EXERCISE DETAILS: All lines below must be repeated exactly, with the pictures omitted.

— begin —

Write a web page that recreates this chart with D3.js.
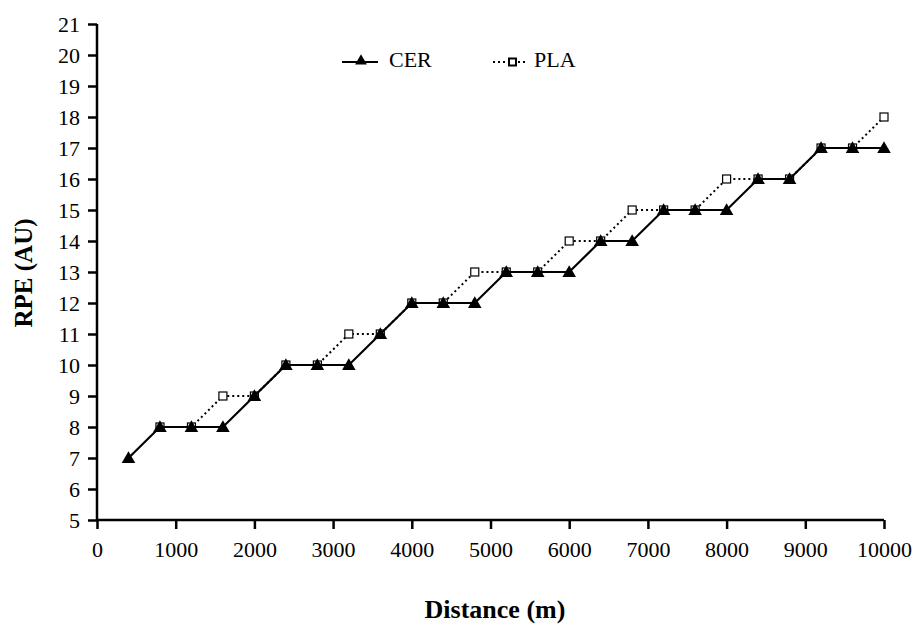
<!DOCTYPE html>
<html><head><meta charset="utf-8">
<script src="https://cdn.jsdelivr.net/npm/d3@7"></script>
<style>body{margin:0;background:#fff}svg{display:block}</style>
</head><body>
<svg id="c" width="915" height="624"></svg>
<script>
const cerDistances = [400,800,1200,1600,2000,2400,2800,3200,3600,4000,4400,4800,5200,5600,6000,6400,6800,7200,7600,8000,8400,8800,9200,9600,10000];
const cerValues = [7,8,8,8,9,10,10,10,11,12,12,12,13,13,13,14,14,15,15,15,16,16,17,17,17];
const plaDistances = [800,1200,1600,2000,2400,2800,3200,3600,4000,4400,4800,5200,5600,6000,6400,6800,7200,7600,8000,8400,8800,9200,9600,10000];
const plaValues = [8,8,9,9,10,10,11,11,12,12,13,13,13,14,14,15,15,15,16,16,16,17,17,18];
const xTicks = [0,1000,2000,3000,4000,5000,6000,7000,8000,9000,10000];
const yTicks = [5,6,7,8,9,10,11,12,13,14,15,16,17,18,19,20,21];
const seriesNames = ["CER","PLA"];

const svg = d3.select("#c");
const font = "'Liberation Serif','Times New Roman',serif";
const x = d3.scaleLinear().domain([0,10000]).range([97,884]);
const y = d3.scaleLinear().domain([5,21]).range([520,24]);

// axes
const xAxis = svg.append("g").attr("transform","translate(0,520)")
  .call(d3.axisBottom(x).tickValues(xTicks).tickSize(9).tickPadding(12).tickFormat(d3.format("d")));
const yAxis = svg.append("g").attr("transform","translate(97,0)")
  .call(d3.axisLeft(y).tickValues(yTicks).tickSize(9).tickPadding(8).tickFormat(d3.format("d")));
[xAxis,yAxis].forEach(g=>{
  g.select(".domain").attr("stroke","#000").attr("stroke-width",2.5);
  g.selectAll(".tick line").attr("stroke","#000").attr("stroke-width",2.5);
  g.selectAll(".tick text").attr("fill","#000").style("font-family",font).style("font-size","22px");
});
xAxis.select(".domain").attr("d","M97,0H884");
yAxis.select(".domain").attr("d","M0,520V24");

// titles
svg.append("text").attr("x",495).attr("y",618).attr("text-anchor","middle")
  .style("font-family",font).style("font-weight","bold").style("font-size","26px").text("Distance (m)");
svg.append("text").attr("transform","translate(32,273) rotate(-90)").attr("text-anchor","middle")
  .style("font-family",font).style("font-weight","bold").style("font-size","25px").text("RPE (AU)");

const line = d3.line().x(d=>x(d[0])).y(d=>y(d[1]));
const cer = cerDistances.map((d,i)=>[d,cerValues[i]]);
const pla = plaDistances.map((d,i)=>[d,plaValues[i]]);

const tri = d3.symbol().type(d3.symbolTriangle).size(80);

// PLA line (dotted) and markers
svg.append("path").datum(pla).attr("d",line).attr("fill","none").attr("stroke","#000")
  .attr("stroke-width",2).attr("stroke-dasharray","2,3");
svg.append("g").selectAll("rect").data(pla).join("rect")
  .attr("x",d=>x(d[0])-4).attr("y",d=>y(d[1])-4).attr("width",8).attr("height",8)
  .attr("fill","#fff").attr("stroke","#000").attr("stroke-width",1.2);

// CER line and markers
svg.append("path").datum(cer).attr("d",line).attr("fill","none").attr("stroke","#000").attr("stroke-width",2.2);
svg.append("g").selectAll("path").data(cer).join("path")
  .attr("d",tri).attr("transform",d=>`translate(${x(d[0])},${y(d[1])+1})`).attr("fill","#000");

// legend
const lg = svg.append("g");
lg.append("line").attr("x1",342).attr("x2",378).attr("y1",62).attr("y2",62).attr("stroke","#000").attr("stroke-width",2.2);
lg.append("path").attr("d",d3.symbol().type(d3.symbolTriangle).size(60)).attr("transform","translate(361,61)").attr("fill","#000");
lg.append("text").attr("x",389).attr("y",67).style("font-family",font).style("font-size","22px").text(seriesNames[0]);
lg.append("line").attr("x1",493).attr("x2",528).attr("y1",62).attr("y2",62).attr("stroke","#000")
  .attr("stroke-width",2).attr("stroke-dasharray","2,3");
lg.append("rect").attr("x",509).attr("y",58.5).attr("width",7).attr("height",7).attr("fill","#fff").attr("stroke","#000").attr("stroke-width",2);
lg.append("text").attr("x",534).attr("y",67).style("font-family",font).style("font-size","22px").text(seriesNames[1]);
</script>
</body></html>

— end —

SOLUTION FOR THIS TASK:
Write a web page that recreates this chart with D3.js.
<!DOCTYPE html>
<html><head><meta charset="utf-8">
<script src="https://cdn.jsdelivr.net/npm/d3@7"></script>
<style>body{margin:0;background:#fff}svg{display:block}</style>
</head><body>
<svg id="c" width="915" height="624"></svg>
<script>
const cerDistances = [400,800,1200,1600,2000,2400,2800,3200,3600,4000,4400,4800,5200,5600,6000,6400,6800,7200,7600,8000,8400,8800,9200,9600,10000];
const cerValues = [7,8,8,8,9,10,10,10,11,12,12,12,13,13,13,14,14,15,15,15,16,16,17,17,17];
const plaDistances = [800,1200,1600,2000,2400,2800,3200,3600,4000,4400,4800,5200,5600,6000,6400,6800,7200,7600,8000,8400,8800,9200,9600,10000];
const plaValues = [8,8,9,9,10,10,11,11,12,12,13,13,13,14,14,15,15,15,16,16,16,17,17,18];
const xTicks = [0,1000,2000,3000,4000,5000,6000,7000,8000,9000,10000];
const yTicks = [5,6,7,8,9,10,11,12,13,14,15,16,17,18,19,20,21];
const seriesNames = ["CER","PLA"];

const svg = d3.select("#c");
const font = "'Liberation Serif','Times New Roman',serif";
const x = d3.scaleLinear().domain([0,10000]).range([97,884]);
const y = d3.scaleLinear().domain([5,21]).range([520,24]);

// axes
const xAxis = svg.append("g").attr("transform","translate(0,520)")
  .call(d3.axisBottom(x).tickValues(xTicks).tickSize(9).tickPadding(12).tickFormat(d3.format("d")));
const yAxis = svg.append("g").attr("transform","translate(97,0)")
  .call(d3.axisLeft(y).tickValues(yTicks).tickSize(9).tickPadding(8).tickFormat(d3.format("d")));
[xAxis,yAxis].forEach(g=>{
  g.select(".domain").attr("stroke","#000").attr("stroke-width",2.5);
  g.selectAll(".tick line").attr("stroke","#000").attr("stroke-width",2.5);
  g.selectAll(".tick text").attr("fill","#000").style("font-family",font).style("font-size","22px");
});
xAxis.select(".domain").attr("d","M97,0H884");
yAxis.select(".domain").attr("d","M0,520V24");

// titles
svg.append("text").attr("x",495).attr("y",618).attr("text-anchor","middle")
  .style("font-family",font).style("font-weight","bold").style("font-size","26px").text("Distance (m)");
svg.append("text").attr("transform","translate(32,273) rotate(-90)").attr("text-anchor","middle")
  .style("font-family",font).style("font-weight","bold").style("font-size","25px").text("RPE (AU)");

const line = d3.line().x(d=>x(d[0])).y(d=>y(d[1]));
const cer = cerDistances.map((d,i)=>[d,cerValues[i]]);
const pla = plaDistances.map((d,i)=>[d,plaValues[i]]);

const tri = d3.symbol().type(d3.symbolTriangle).size(80);

// PLA line (dotted) and markers
svg.append("path").datum(pla).attr("d",line).attr("fill","none").attr("stroke","#000")
  .attr("stroke-width",2).attr("stroke-dasharray","2,3");
svg.append("g").selectAll("rect").data(pla).join("rect")
  .attr("x",d=>x(d[0])-4).attr("y",d=>y(d[1])-4).attr("width",8).attr("height",8)
  .attr("fill","#fff").attr("stroke","#000").attr("stroke-width",1.2);

// CER line and markers
svg.append("path").datum(cer).attr("d",line).attr("fill","none").attr("stroke","#000").attr("stroke-width",2.2);
svg.append("g").selectAll("path").data(cer).join("path")
  .attr("d",tri).attr("transform",d=>`translate(${x(d[0])},${y(d[1])+1})`).attr("fill","#000");

// legend
const lg = svg.append("g");
lg.append("line").attr("x1",342).attr("x2",378).attr("y1",62).attr("y2",62).attr("stroke","#000").attr("stroke-width",2.2);
lg.append("path").attr("d",d3.symbol().type(d3.symbolTriangle).size(60)).attr("transform","translate(361,61)").attr("fill","#000");
lg.append("text").attr("x",389).attr("y",67).style("font-family",font).style("font-size","22px").text(seriesNames[0]);
lg.append("line").attr("x1",493).attr("x2",528).attr("y1",62).attr("y2",62).attr("stroke","#000")
  .attr("stroke-width",2).attr("stroke-dasharray","2,3");
lg.append("rect").attr("x",509).attr("y",58.5).attr("width",7).attr("height",7).attr("fill","#fff").attr("stroke","#000").attr("stroke-width",2);
lg.append("text").attr("x",534).attr("y",67).style("font-family",font).style("font-size","22px").text(seriesNames[1]);
</script>
</body></html>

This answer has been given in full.